Prompt: Find the line containing "Emit a Python" and copy it exactly, along with every line after it up to and including the line containing "plt.rcParams['mathtext.rm'] = 'Liberation". Copy nothing else.

Charts and diagrams as code:
—————

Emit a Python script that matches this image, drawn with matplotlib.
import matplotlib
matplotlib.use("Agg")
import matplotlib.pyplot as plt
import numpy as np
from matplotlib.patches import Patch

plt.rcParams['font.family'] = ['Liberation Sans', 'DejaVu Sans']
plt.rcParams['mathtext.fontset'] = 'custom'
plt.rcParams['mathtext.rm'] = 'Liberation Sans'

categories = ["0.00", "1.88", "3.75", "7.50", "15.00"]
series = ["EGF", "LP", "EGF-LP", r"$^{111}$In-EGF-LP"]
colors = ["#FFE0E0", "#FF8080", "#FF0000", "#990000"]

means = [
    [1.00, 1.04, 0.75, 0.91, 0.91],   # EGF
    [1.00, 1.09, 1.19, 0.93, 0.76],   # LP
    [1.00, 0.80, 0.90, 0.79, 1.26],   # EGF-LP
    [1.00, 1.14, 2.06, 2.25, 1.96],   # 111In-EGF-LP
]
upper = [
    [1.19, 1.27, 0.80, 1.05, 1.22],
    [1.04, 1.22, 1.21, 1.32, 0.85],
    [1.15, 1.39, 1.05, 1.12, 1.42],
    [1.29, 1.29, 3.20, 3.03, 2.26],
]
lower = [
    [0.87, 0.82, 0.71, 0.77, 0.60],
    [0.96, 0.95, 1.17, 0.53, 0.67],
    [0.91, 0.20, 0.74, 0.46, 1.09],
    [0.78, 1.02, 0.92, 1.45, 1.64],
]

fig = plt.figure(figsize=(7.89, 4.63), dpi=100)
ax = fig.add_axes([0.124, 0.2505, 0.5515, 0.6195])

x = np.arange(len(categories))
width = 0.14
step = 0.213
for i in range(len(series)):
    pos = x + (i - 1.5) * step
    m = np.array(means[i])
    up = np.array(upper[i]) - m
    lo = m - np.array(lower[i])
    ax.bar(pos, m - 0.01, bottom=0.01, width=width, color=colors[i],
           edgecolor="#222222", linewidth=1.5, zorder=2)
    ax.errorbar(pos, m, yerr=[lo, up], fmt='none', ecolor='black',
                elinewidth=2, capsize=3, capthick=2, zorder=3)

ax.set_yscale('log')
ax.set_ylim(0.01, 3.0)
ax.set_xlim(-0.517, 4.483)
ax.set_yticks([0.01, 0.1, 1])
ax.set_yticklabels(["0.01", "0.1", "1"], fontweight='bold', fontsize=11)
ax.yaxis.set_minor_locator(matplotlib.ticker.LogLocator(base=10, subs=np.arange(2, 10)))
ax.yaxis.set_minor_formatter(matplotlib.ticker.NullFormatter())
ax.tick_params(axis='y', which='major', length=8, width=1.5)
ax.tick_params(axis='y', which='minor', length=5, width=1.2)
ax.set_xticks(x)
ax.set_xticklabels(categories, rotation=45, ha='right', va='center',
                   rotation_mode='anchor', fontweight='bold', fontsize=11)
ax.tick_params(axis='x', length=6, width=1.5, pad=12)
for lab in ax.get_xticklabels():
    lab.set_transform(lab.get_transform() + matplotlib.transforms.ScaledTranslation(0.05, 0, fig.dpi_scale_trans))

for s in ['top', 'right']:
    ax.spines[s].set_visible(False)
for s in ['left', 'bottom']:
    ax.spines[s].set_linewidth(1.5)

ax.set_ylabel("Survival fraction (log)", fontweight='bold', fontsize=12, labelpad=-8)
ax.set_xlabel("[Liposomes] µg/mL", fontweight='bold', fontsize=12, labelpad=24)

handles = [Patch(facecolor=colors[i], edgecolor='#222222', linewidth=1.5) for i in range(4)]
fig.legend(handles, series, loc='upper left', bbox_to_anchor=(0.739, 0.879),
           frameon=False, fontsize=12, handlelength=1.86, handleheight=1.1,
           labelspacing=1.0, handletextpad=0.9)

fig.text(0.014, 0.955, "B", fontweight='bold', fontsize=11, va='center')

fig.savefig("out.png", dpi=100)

—————

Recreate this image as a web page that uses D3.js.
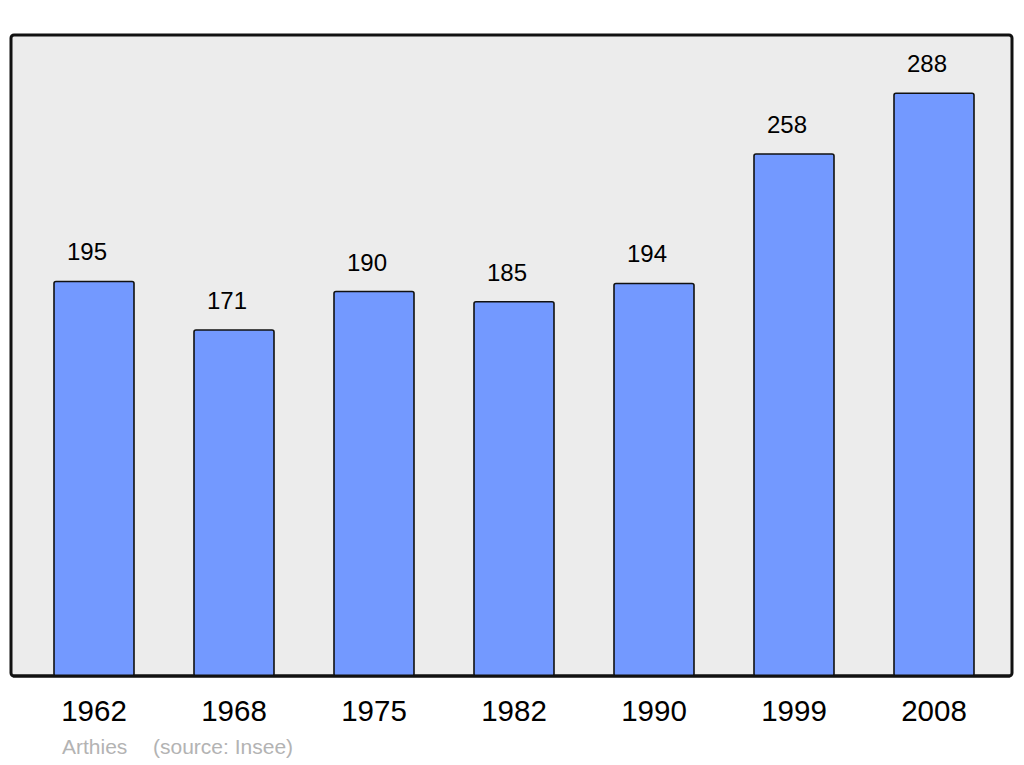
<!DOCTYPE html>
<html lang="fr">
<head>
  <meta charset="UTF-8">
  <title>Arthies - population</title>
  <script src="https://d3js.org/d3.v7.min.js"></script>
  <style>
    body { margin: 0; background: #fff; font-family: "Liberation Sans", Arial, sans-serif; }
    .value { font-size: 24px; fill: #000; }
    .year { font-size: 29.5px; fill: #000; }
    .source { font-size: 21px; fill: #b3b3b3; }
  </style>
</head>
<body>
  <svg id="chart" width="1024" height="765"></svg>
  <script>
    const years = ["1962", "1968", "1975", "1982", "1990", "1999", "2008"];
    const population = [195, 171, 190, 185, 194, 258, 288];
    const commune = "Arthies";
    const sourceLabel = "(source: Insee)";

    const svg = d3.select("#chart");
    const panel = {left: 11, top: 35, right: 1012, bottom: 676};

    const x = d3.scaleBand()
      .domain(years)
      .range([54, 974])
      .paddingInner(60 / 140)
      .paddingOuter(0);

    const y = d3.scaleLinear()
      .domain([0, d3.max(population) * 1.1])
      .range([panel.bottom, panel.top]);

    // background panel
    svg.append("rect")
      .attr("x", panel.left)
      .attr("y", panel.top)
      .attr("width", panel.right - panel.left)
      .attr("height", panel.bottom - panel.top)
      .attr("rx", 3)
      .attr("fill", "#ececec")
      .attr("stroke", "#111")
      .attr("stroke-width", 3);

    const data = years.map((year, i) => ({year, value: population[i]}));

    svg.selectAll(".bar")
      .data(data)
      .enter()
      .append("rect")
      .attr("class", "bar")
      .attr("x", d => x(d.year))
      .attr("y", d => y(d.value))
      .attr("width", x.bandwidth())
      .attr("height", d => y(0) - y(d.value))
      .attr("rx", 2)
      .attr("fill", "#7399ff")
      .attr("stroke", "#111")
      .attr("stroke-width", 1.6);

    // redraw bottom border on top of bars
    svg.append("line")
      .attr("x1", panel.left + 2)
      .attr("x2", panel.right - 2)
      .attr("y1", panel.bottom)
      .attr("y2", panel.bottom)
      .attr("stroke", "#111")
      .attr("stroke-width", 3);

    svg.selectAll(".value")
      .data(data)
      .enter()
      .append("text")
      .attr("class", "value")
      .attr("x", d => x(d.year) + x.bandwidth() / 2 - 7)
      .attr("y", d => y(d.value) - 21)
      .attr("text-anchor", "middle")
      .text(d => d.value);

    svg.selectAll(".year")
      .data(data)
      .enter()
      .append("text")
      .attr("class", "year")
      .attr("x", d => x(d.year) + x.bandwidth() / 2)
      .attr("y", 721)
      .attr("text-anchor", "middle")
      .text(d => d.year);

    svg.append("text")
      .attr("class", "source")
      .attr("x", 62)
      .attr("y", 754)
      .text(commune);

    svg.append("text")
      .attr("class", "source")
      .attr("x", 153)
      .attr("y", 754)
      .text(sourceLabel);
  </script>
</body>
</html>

—————

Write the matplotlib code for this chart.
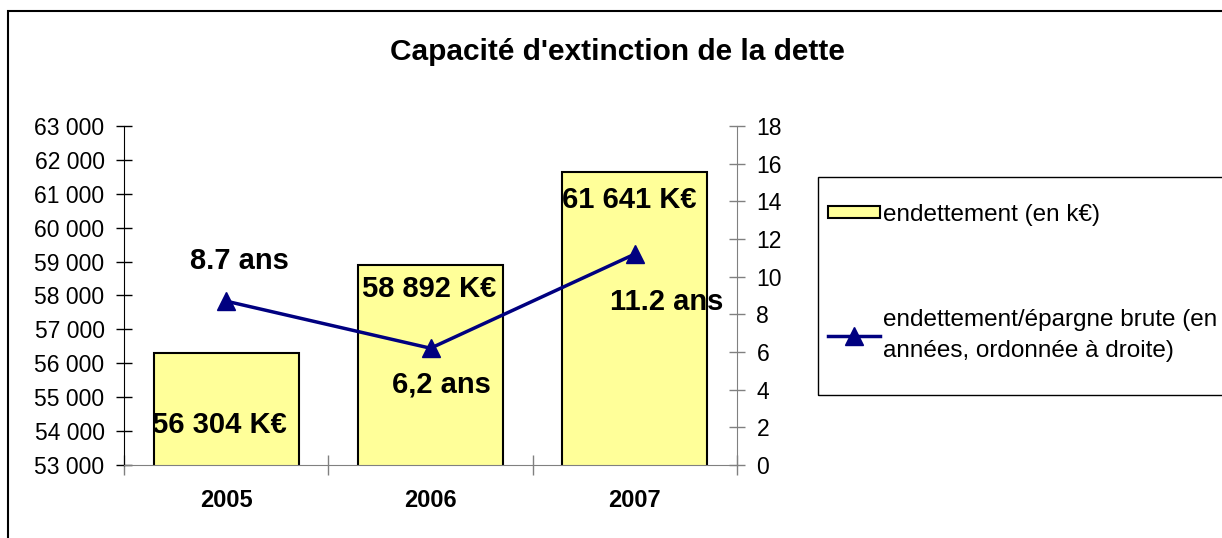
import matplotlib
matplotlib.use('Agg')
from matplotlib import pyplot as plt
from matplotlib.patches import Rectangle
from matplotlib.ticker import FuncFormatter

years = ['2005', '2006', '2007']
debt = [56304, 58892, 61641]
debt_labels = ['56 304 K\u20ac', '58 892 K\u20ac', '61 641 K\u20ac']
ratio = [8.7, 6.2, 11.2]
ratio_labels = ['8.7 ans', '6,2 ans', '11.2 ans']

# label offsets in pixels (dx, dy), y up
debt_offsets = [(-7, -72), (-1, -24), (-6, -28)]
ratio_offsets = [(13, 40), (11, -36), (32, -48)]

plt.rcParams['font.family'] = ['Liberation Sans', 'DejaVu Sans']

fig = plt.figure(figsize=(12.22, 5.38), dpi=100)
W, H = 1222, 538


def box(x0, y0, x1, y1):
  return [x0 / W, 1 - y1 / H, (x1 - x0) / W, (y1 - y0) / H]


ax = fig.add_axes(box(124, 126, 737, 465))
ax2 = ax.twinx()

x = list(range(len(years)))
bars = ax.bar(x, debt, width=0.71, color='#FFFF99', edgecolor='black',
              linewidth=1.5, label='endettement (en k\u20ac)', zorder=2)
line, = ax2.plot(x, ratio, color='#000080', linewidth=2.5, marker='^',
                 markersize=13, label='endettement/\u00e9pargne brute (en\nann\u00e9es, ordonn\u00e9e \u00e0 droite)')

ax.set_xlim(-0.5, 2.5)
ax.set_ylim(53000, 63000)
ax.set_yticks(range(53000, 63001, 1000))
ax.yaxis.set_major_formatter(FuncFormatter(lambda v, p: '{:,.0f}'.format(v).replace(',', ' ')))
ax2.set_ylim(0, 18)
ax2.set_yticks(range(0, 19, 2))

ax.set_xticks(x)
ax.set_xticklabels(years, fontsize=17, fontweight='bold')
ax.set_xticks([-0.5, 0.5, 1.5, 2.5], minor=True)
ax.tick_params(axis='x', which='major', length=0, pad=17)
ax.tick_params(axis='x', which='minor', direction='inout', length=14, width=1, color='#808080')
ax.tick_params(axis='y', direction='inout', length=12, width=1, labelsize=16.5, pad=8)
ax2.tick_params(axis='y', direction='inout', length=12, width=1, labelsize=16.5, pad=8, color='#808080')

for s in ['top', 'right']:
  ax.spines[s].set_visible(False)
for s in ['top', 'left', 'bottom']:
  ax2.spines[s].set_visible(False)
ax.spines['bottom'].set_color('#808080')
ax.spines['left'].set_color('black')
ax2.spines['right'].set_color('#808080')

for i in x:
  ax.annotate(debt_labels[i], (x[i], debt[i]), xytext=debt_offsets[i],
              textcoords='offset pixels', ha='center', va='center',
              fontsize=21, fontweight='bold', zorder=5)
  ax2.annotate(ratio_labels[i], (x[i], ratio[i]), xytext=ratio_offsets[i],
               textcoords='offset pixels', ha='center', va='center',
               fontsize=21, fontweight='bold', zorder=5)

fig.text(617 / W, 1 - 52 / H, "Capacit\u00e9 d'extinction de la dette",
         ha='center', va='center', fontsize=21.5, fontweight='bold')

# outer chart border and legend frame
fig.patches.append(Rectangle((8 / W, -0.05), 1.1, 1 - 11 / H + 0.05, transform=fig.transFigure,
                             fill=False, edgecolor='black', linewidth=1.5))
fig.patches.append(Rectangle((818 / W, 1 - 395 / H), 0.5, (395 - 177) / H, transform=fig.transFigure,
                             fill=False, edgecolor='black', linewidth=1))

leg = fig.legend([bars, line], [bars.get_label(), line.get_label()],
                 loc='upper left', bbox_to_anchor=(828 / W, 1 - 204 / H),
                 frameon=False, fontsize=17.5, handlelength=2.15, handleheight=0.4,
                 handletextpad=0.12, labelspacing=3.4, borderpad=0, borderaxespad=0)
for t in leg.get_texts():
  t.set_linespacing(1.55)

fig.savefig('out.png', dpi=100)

—————

Expected answer:
Emit a Python script that matches this image, drawn with matplotlib.
import matplotlib
matplotlib.use("Agg")
import matplotlib.pyplot as plt
import numpy as np
from matplotlib.patches import Patch

plt.rcParams['font.family'] = ['Liberation Sans', 'DejaVu Sans']
plt.rcParams['mathtext.fontset'] = 'custom'
plt.rcParams['mathtext.rm'] = 'Liberation Sans'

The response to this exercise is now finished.